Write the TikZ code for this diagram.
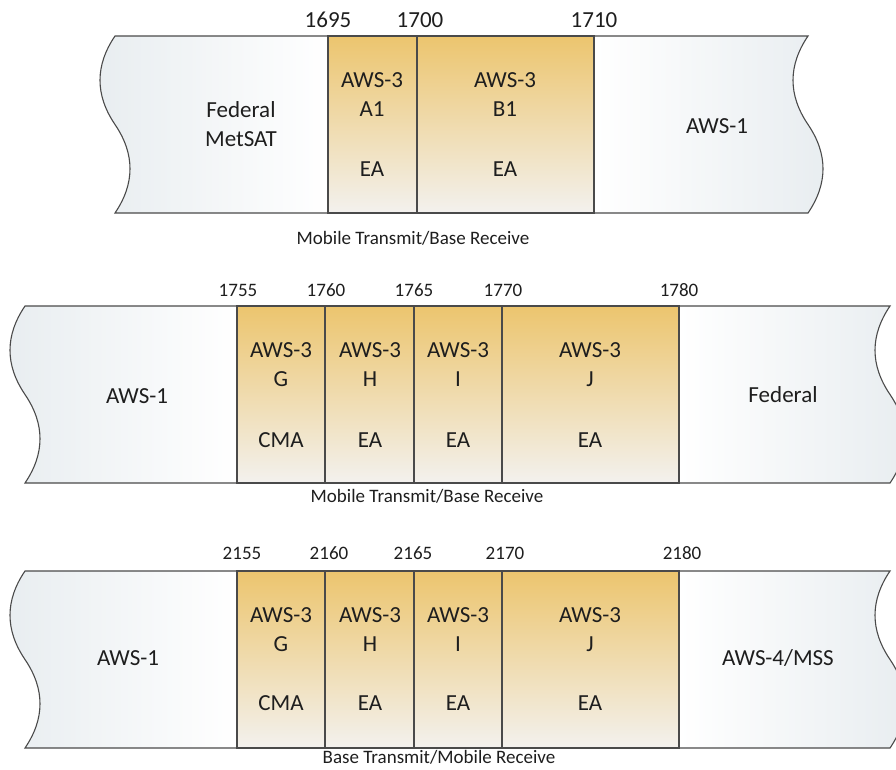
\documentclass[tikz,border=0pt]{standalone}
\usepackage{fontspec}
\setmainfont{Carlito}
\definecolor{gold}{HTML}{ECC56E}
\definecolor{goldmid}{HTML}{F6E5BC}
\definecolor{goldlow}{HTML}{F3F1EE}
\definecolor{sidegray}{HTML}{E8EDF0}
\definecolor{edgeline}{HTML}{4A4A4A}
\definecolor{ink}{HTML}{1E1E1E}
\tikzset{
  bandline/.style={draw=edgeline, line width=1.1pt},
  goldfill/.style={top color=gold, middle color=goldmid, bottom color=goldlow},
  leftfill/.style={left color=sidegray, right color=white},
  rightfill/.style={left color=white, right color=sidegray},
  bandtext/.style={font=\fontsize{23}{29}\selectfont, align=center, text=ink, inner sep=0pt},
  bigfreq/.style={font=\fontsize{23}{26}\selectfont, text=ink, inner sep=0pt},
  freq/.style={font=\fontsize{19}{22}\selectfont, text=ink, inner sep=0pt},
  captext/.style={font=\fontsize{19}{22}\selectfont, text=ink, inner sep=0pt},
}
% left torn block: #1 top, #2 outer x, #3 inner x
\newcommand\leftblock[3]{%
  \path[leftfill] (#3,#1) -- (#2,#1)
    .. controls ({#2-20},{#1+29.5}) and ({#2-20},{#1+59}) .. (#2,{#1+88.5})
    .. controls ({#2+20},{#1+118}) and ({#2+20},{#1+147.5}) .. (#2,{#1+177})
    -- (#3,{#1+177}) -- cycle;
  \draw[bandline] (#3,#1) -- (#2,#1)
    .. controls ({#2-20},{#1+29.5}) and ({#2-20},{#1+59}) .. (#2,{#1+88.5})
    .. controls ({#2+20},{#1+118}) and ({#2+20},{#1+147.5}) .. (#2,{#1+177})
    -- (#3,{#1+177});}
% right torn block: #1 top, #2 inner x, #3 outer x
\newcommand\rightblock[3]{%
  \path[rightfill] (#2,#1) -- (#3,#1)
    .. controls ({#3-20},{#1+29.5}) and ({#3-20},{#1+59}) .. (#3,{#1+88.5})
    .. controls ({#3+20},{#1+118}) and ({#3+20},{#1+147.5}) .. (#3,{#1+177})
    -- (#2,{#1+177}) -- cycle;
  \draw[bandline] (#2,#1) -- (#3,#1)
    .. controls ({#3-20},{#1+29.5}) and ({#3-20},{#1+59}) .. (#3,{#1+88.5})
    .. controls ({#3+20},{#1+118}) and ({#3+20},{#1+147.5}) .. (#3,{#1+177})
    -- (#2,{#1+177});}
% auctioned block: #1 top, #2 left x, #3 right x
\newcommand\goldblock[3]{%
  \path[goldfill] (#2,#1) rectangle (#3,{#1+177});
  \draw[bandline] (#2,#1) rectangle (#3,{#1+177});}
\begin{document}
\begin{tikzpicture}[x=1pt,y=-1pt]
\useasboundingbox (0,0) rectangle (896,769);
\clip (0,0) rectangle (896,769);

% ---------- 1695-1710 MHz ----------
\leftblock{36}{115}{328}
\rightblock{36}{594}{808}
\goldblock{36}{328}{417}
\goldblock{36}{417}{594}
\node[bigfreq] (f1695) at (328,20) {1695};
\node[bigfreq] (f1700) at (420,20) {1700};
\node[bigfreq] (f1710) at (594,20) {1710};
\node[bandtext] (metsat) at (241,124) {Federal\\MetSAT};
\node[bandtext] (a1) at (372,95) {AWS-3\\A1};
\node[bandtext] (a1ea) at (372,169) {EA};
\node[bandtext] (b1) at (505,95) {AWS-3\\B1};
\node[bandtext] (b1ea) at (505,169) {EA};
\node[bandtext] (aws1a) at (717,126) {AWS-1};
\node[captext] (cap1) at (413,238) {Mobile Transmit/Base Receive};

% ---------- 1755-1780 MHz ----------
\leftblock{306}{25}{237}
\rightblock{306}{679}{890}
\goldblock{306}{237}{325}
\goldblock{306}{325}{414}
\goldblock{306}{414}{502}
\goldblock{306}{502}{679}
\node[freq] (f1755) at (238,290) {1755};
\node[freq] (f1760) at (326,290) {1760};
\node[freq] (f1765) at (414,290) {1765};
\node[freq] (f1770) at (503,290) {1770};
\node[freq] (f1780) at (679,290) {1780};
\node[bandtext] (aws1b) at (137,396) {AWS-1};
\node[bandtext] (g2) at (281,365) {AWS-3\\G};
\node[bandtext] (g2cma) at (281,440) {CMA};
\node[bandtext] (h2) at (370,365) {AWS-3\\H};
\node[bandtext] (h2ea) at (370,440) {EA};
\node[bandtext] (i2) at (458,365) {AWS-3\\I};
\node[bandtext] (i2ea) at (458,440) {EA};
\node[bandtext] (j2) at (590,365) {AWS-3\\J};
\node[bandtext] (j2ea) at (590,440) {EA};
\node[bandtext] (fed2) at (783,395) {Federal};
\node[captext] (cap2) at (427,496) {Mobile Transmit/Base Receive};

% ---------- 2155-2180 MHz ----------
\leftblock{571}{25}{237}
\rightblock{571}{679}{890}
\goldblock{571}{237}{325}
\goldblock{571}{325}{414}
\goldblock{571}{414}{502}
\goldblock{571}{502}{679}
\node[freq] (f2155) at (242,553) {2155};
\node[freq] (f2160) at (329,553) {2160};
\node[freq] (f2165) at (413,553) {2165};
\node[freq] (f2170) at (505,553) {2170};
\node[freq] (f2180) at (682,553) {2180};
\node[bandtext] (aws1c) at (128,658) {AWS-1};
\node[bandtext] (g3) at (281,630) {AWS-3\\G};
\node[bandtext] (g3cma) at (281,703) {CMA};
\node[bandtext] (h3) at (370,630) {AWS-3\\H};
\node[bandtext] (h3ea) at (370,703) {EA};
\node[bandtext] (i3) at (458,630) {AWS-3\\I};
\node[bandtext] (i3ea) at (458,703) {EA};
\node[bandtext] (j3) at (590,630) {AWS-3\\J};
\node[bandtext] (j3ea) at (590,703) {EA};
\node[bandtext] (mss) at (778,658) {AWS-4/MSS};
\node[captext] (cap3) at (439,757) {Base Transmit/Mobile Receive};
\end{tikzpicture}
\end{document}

^^^^^^^^^^^^^^^^

Return the listing above word for word, with the pictures removed.

CORRECT ANSWER:
Write the TikZ code for this diagram.
\documentclass[tikz,border=0pt]{standalone}
\usepackage{fontspec}
\setmainfont{Carlito}
\definecolor{gold}{HTML}{ECC56E}
\definecolor{goldmid}{HTML}{F6E5BC}
\definecolor{goldlow}{HTML}{F3F1EE}
\definecolor{sidegray}{HTML}{E8EDF0}
\definecolor{edgeline}{HTML}{4A4A4A}
\definecolor{ink}{HTML}{1E1E1E}
\tikzset{
  bandline/.style={draw=edgeline, line width=1.1pt},
  goldfill/.style={top color=gold, middle color=goldmid, bottom color=goldlow},
  leftfill/.style={left color=sidegray, right color=white},
  rightfill/.style={left color=white, right color=sidegray},
  bandtext/.style={font=\fontsize{23}{29}\selectfont, align=center, text=ink, inner sep=0pt},
  bigfreq/.style={font=\fontsize{23}{26}\selectfont, text=ink, inner sep=0pt},
  freq/.style={font=\fontsize{19}{22}\selectfont, text=ink, inner sep=0pt},
  captext/.style={font=\fontsize{19}{22}\selectfont, text=ink, inner sep=0pt},
}
% left torn block: #1 top, #2 outer x, #3 inner x
\newcommand\leftblock[3]{%
  \path[leftfill] (#3,#1) -- (#2,#1)
    .. controls ({#2-20},{#1+29.5}) and ({#2-20},{#1+59}) .. (#2,{#1+88.5})
    .. controls ({#2+20},{#1+118}) and ({#2+20},{#1+147.5}) .. (#2,{#1+177})
    -- (#3,{#1+177}) -- cycle;
  \draw[bandline] (#3,#1) -- (#2,#1)
    .. controls ({#2-20},{#1+29.5}) and ({#2-20},{#1+59}) .. (#2,{#1+88.5})
    .. controls ({#2+20},{#1+118}) and ({#2+20},{#1+147.5}) .. (#2,{#1+177})
    -- (#3,{#1+177});}
% right torn block: #1 top, #2 inner x, #3 outer x
\newcommand\rightblock[3]{%
  \path[rightfill] (#2,#1) -- (#3,#1)
    .. controls ({#3-20},{#1+29.5}) and ({#3-20},{#1+59}) .. (#3,{#1+88.5})
    .. controls ({#3+20},{#1+118}) and ({#3+20},{#1+147.5}) .. (#3,{#1+177})
    -- (#2,{#1+177}) -- cycle;
  \draw[bandline] (#2,#1) -- (#3,#1)
    .. controls ({#3-20},{#1+29.5}) and ({#3-20},{#1+59}) .. (#3,{#1+88.5})
    .. controls ({#3+20},{#1+118}) and ({#3+20},{#1+147.5}) .. (#3,{#1+177})
    -- (#2,{#1+177});}
% auctioned block: #1 top, #2 left x, #3 right x
\newcommand\goldblock[3]{%
  \path[goldfill] (#2,#1) rectangle (#3,{#1+177});
  \draw[bandline] (#2,#1) rectangle (#3,{#1+177});}
\begin{document}
\begin{tikzpicture}[x=1pt,y=-1pt]
\useasboundingbox (0,0) rectangle (896,769);
\clip (0,0) rectangle (896,769);

% ---------- 1695-1710 MHz ----------
\leftblock{36}{115}{328}
\rightblock{36}{594}{808}
\goldblock{36}{328}{417}
\goldblock{36}{417}{594}
\node[bigfreq] (f1695) at (328,20) {1695};
\node[bigfreq] (f1700) at (420,20) {1700};
\node[bigfreq] (f1710) at (594,20) {1710};
\node[bandtext] (metsat) at (241,124) {Federal\\MetSAT};
\node[bandtext] (a1) at (372,95) {AWS-3\\A1};
\node[bandtext] (a1ea) at (372,169) {EA};
\node[bandtext] (b1) at (505,95) {AWS-3\\B1};
\node[bandtext] (b1ea) at (505,169) {EA};
\node[bandtext] (aws1a) at (717,126) {AWS-1};
\node[captext] (cap1) at (413,238) {Mobile Transmit/Base Receive};

% ---------- 1755-1780 MHz ----------
\leftblock{306}{25}{237}
\rightblock{306}{679}{890}
\goldblock{306}{237}{325}
\goldblock{306}{325}{414}
\goldblock{306}{414}{502}
\goldblock{306}{502}{679}
\node[freq] (f1755) at (238,290) {1755};
\node[freq] (f1760) at (326,290) {1760};
\node[freq] (f1765) at (414,290) {1765};
\node[freq] (f1770) at (503,290) {1770};
\node[freq] (f1780) at (679,290) {1780};
\node[bandtext] (aws1b) at (137,396) {AWS-1};
\node[bandtext] (g2) at (281,365) {AWS-3\\G};
\node[bandtext] (g2cma) at (281,440) {CMA};
\node[bandtext] (h2) at (370,365) {AWS-3\\H};
\node[bandtext] (h2ea) at (370,440) {EA};
\node[bandtext] (i2) at (458,365) {AWS-3\\I};
\node[bandtext] (i2ea) at (458,440) {EA};
\node[bandtext] (j2) at (590,365) {AWS-3\\J};
\node[bandtext] (j2ea) at (590,440) {EA};
\node[bandtext] (fed2) at (783,395) {Federal};
\node[captext] (cap2) at (427,496) {Mobile Transmit/Base Receive};

% ---------- 2155-2180 MHz ----------
\leftblock{571}{25}{237}
\rightblock{571}{679}{890}
\goldblock{571}{237}{325}
\goldblock{571}{325}{414}
\goldblock{571}{414}{502}
\goldblock{571}{502}{679}
\node[freq] (f2155) at (242,553) {2155};
\node[freq] (f2160) at (329,553) {2160};
\node[freq] (f2165) at (413,553) {2165};
\node[freq] (f2170) at (505,553) {2170};
\node[freq] (f2180) at (682,553) {2180};
\node[bandtext] (aws1c) at (128,658) {AWS-1};
\node[bandtext] (g3) at (281,630) {AWS-3\\G};
\node[bandtext] (g3cma) at (281,703) {CMA};
\node[bandtext] (h3) at (370,630) {AWS-3\\H};
\node[bandtext] (h3ea) at (370,703) {EA};
\node[bandtext] (i3) at (458,630) {AWS-3\\I};
\node[bandtext] (i3ea) at (458,703) {EA};
\node[bandtext] (j3) at (590,630) {AWS-3\\J};
\node[bandtext] (j3ea) at (590,703) {EA};
\node[bandtext] (mss) at (778,658) {AWS-4/MSS};
\node[captext] (cap3) at (439,757) {Base Transmit/Mobile Receive};
\end{tikzpicture}
\end{document}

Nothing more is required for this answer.